Maturity & Test Status¶
Not all deployment targets have been tested equally
Docker Compose is the primary, production-tested deployment method. Other wrappers are prepared but have varying levels of real-world validation.
| Wrapper | Status | Test Environment | Notes |
|---|---|---|---|
| Docker Compose | Tested | Production (5-node GPU cluster) | Primary deployment method. All features validated. |
| LXC / Proxmox | Tested | Proxmox CT with nesting=1, fuse=1 |
Docker-in-LXC works with correct cgroup2 config. GPU passthrough requires additional setup. |
| Podman (rootless) | Planned | macOS (Podman Desktop) | Prepared but not yet validated. UID mapping and GPU access are known challenges. |
| K3s | Planned | 3-node cluster (netcup VPS) | Helm chart prepared. Requires shared storage (Longhorn recommended). Internet-connected nodes only. |
| Kubernetes (managed) | Untested | No cluster available | Helm chart provided, community validation welcome. |
| OpenShift | Untested | No cluster available | SecurityContextConstraints and Route configuration documented but not validated.
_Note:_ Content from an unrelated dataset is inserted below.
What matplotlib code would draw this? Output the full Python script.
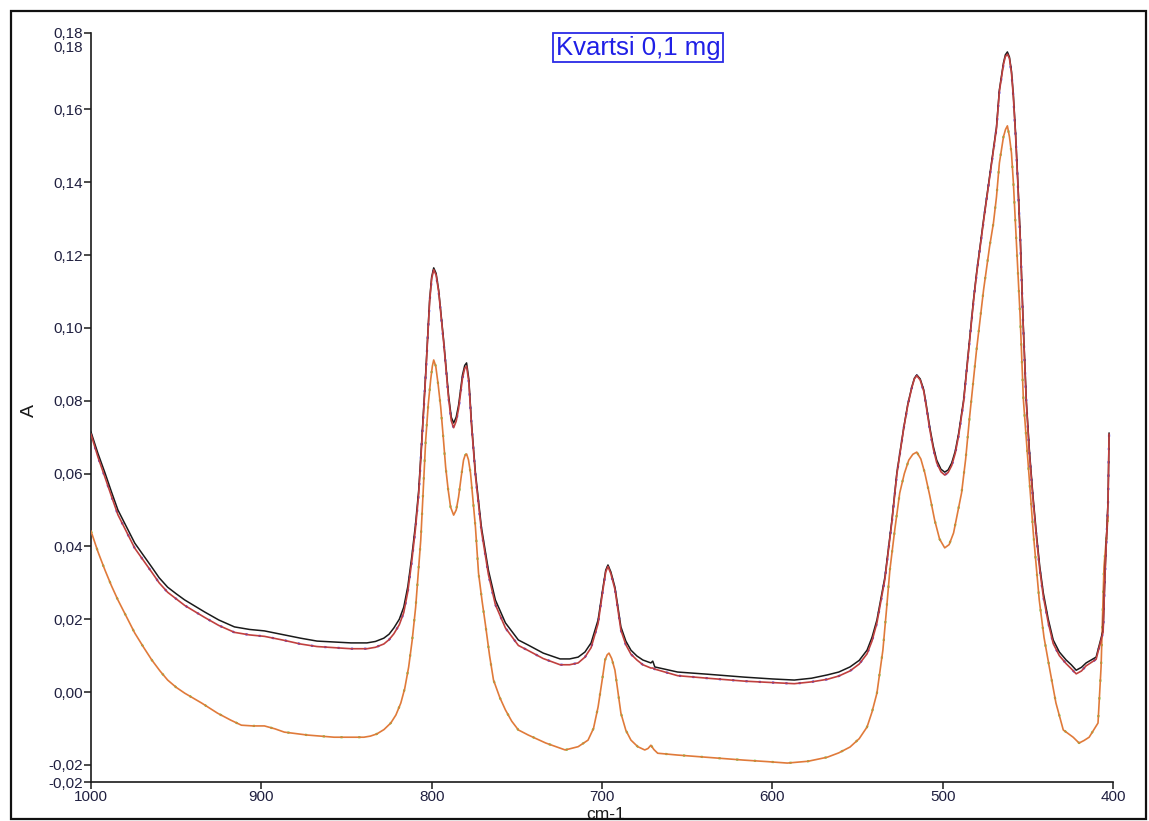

Contributions welcome. |
LXC Configuration Reference¶
For Docker-in-LXC on Proxmox, the container requires these settings in
/etc/pve/lxc/<CTID>.conf:
features: fuse=1,mount=nfs;cifs,nesting=1
lxc.cgroup2.devices.allow: c 10:200 rwm
lxc.mount.entry: /dev/net/tun dev/net/tun none bind,create=file
For GPU passthrough (NVIDIA), add:
lxc.cgroup2.devices.allow: c 195:* rwm
lxc.cgroup2.devices.allow: c 509:* rwm
lxc.mount.entry: /dev/nvidia0 dev/nvidia0 none bind,optional,create=file
lxc.mount.entry: /dev/nvidiactl dev/nvidiactl none bind,optional,create=file
lxc.mount.entry: /dev/nvidia-uvm dev/nvidia-uvm none bind,optional,create=file
K3s Storage Considerations¶
For multi-node K3s deployments, stateful services (Neo4j, PostgreSQL, Valkey, ChromaDB) require persistent volumes. Options:
- Longhorn (recommended): K3s-native distributed block storage. Works across internet-connected nodes but adds latency.
- NFS: Simple but not recommended over WAN for database workloads.
- Local path provisioner: Pin stateful pods to a single node. Simplest but no redundancy.